■ EXTRACTED INFORMATION ■
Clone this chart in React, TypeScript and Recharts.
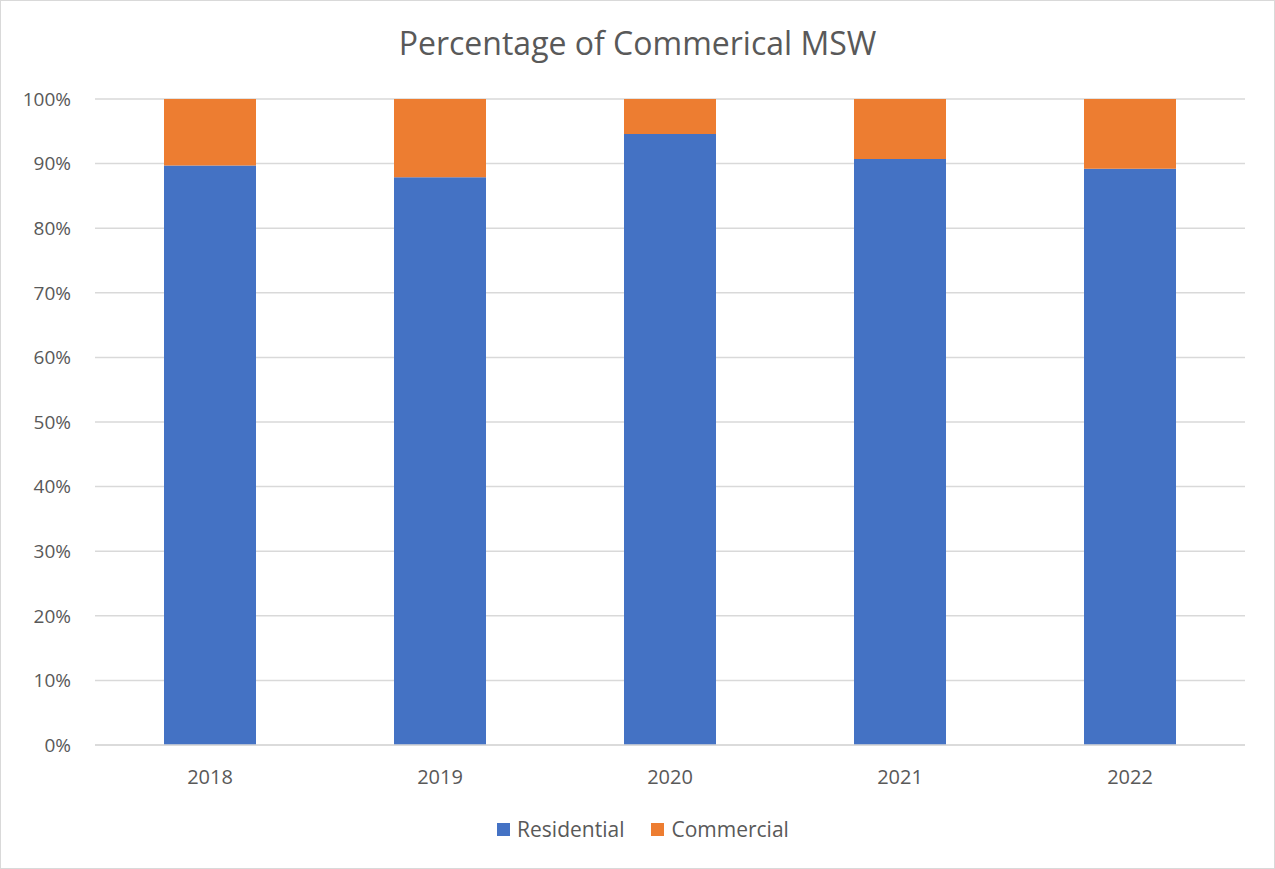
import { BarChart, Bar, XAxis, YAxis, CartesianGrid, Legend } from "recharts";

const years = ["2018", "2019", "2020", "2021", "2022"];
const residential = [89.7, 87.9, 94.6, 90.7, 89.2];
const commercial = [10.3, 12.1, 5.4, 9.3, 10.8];
const yTicks = [0, 10, 20, 30, 40, 50, 60, 70, 80, 90, 100];
const seriesOrder = ["Residential", "Commercial"];

const data = years.map((year, i) => ({
  year,
  Residential: residential[i],
  Commercial: commercial[i],
}));

const font = "'Open Sans', Calibri, sans-serif";
const textColor = "#595959";

function LegendContent(props: any) {
  const items = [...(props.payload || [])].sort(
    (a: any, b: any) => seriesOrder.indexOf(a.value) - seriesOrder.indexOf(b.value)
  );
  return (
    <div
      style={{
        display: "flex",
        justifyContent: "center",
        gap: 27,
        paddingTop: 20,
        paddingLeft: 40,
        fontSize: 21,
        fontFamily: font,
        color: textColor,
      }}
    >
      {items.map((item: any) => (
        <div key={item.value} style={{ display: "flex", alignItems: "center", gap: 7 }}>
          <span style={{ width: 13, height: 13, background: item.color, display: "inline-block" }} />
          <span>{item.value}</span>
        </div>
      ))}
    </div>
  );
}

export default function App() {
  return (
    <div
      style={{
        position: "absolute",
        left: 0,
        top: 0,
        width: 1275,
        height: 869,
        border: "1px solid #d9d9d9",
        boxSizing: "border-box",
        background: "#fff",
        fontFamily: font,
      }}
    >
      <div
        style={{
          position: "absolute",
          top: 20,
          width: "100%",
          textAlign: "center",
          fontSize: 32,
          color: textColor,
        }}
      >
        Percentage of Commerical MSW
      </div>
      <BarChart
        width={1273}
        height={867}
        data={data}
        margin={{ top: 98, right: 29, left: 0, bottom: 25 }}
        barCategoryGap="30%"
      >
        <CartesianGrid vertical={false} stroke="#d9d9d9" strokeWidth={1.5} />
        <XAxis
          dataKey="year"
          axisLine={{ stroke: "#d9d9d9", strokeWidth: 1.5 }}
          tickLine={false}
          tickSize={0}
          tickMargin={25}
          height={50}
          tick={{ fill: textColor, fontSize: 20, fontFamily: font }}
        />
        <YAxis
          domain={[0, 100]}
          ticks={yTicks}
          tickFormatter={(v) => `${v}%`}
          axisLine={false}
          tickLine={false}
          tickSize={0}
          tickMargin={24}
          width={94}
          tick={{ fill: textColor, fontSize: 19, fontFamily: font }}
        />
        <Legend verticalAlign="bottom" content={LegendContent} />
        <Bar dataKey="Residential" stackId="a" fill="#4472C4" isAnimationActive={false} />
        <Bar dataKey="Commercial" stackId="a" fill="#ED7D31" isAnimationActive={false} />
      </BarChart>
    </div>
  );
}
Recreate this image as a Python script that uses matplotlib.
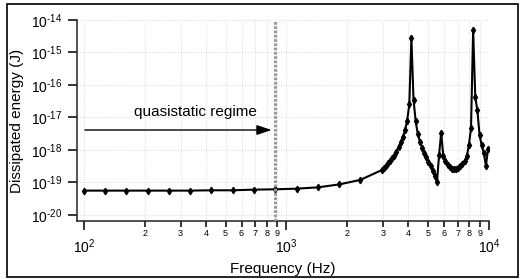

■ GIVEN INSTRUCTION ■
Copy out the data above exactly, except the pictures.

■ ANSWER FOR THIS EXERCISE ■
Clone this chart in React, TypeScript and Recharts.
import { BarChart, Bar, XAxis, YAxis, CartesianGrid, Legend } from "recharts";

const years = ["2018", "2019", "2020", "2021", "2022"];
const residential = [89.7, 87.9, 94.6, 90.7, 89.2];
const commercial = [10.3, 12.1, 5.4, 9.3, 10.8];
const yTicks = [0, 10, 20, 30, 40, 50, 60, 70, 80, 90, 100];
const seriesOrder = ["Residential", "Commercial"];

const data = years.map((year, i) => ({
  year,
  Residential: residential[i],
  Commercial: commercial[i],
}));

const font = "'Open Sans', Calibri, sans-serif";
const textColor = "#595959";

function LegendContent(props: any) {
  const items = [...(props.payload || [])].sort(
    (a: any, b: any) => seriesOrder.indexOf(a.value) - seriesOrder.indexOf(b.value)
  );
  return (
    <div
      style={{
        display: "flex",
        justifyContent: "center",
        gap: 27,
        paddingTop: 20,
        paddingLeft: 40,
        fontSize: 21,
        fontFamily: font,
        color: textColor,
      }}
    >
      {items.map((item: any) => (
        <div key={item.value} style={{ display: "flex", alignItems: "center", gap: 7 }}>
          <span style={{ width: 13, height: 13, background: item.color, display: "inline-block" }} />
          <span>{item.value}</span>
        </div>
      ))}
    </div>
  );
}

export default function App() {
  return (
    <div
      style={{
        position: "absolute",
        left: 0,
        top: 0,
        width: 1275,
        height: 869,
        border: "1px solid #d9d9d9",
        boxSizing: "border-box",
        background: "#fff",
        fontFamily: font,
      }}
    >
      <div
        style={{
          position: "absolute",
          top: 20,
          width: "100%",
          textAlign: "center",
          fontSize: 32,
          color: textColor,
        }}
      >
        Percentage of Commerical MSW
      </div>
      <BarChart
        width={1273}
        height={867}
        data={data}
        margin={{ top: 98, right: 29, left: 0, bottom: 25 }}
        barCategoryGap="30%"
      >
        <CartesianGrid vertical={false} stroke="#d9d9d9" strokeWidth={1.5} />
        <XAxis
          dataKey="year"
          axisLine={{ stroke: "#d9d9d9", strokeWidth: 1.5 }}
          tickLine={false}
          tickSize={0}
          tickMargin={25}
          height={50}
          tick={{ fill: textColor, fontSize: 20, fontFamily: font }}
        />
        <YAxis
          domain={[0, 100]}
          ticks={yTicks}
          tickFormatter={(v) => `${v}%`}
          axisLine={false}
          tickLine={false}
          tickSize={0}
          tickMargin={24}
          width={94}
          tick={{ fill: textColor, fontSize: 19, fontFamily: font }}
        />
        <Legend verticalAlign="bottom" content={LegendContent} />
        <Bar dataKey="Residential" stackId="a" fill="#4472C4" isAnimationActive={false} />
        <Bar dataKey="Commercial" stackId="a" fill="#ED7D31" isAnimationActive={false} />
      </BarChart>
    </div>
  );
}
Recreate this image as a Python script that uses matplotlib.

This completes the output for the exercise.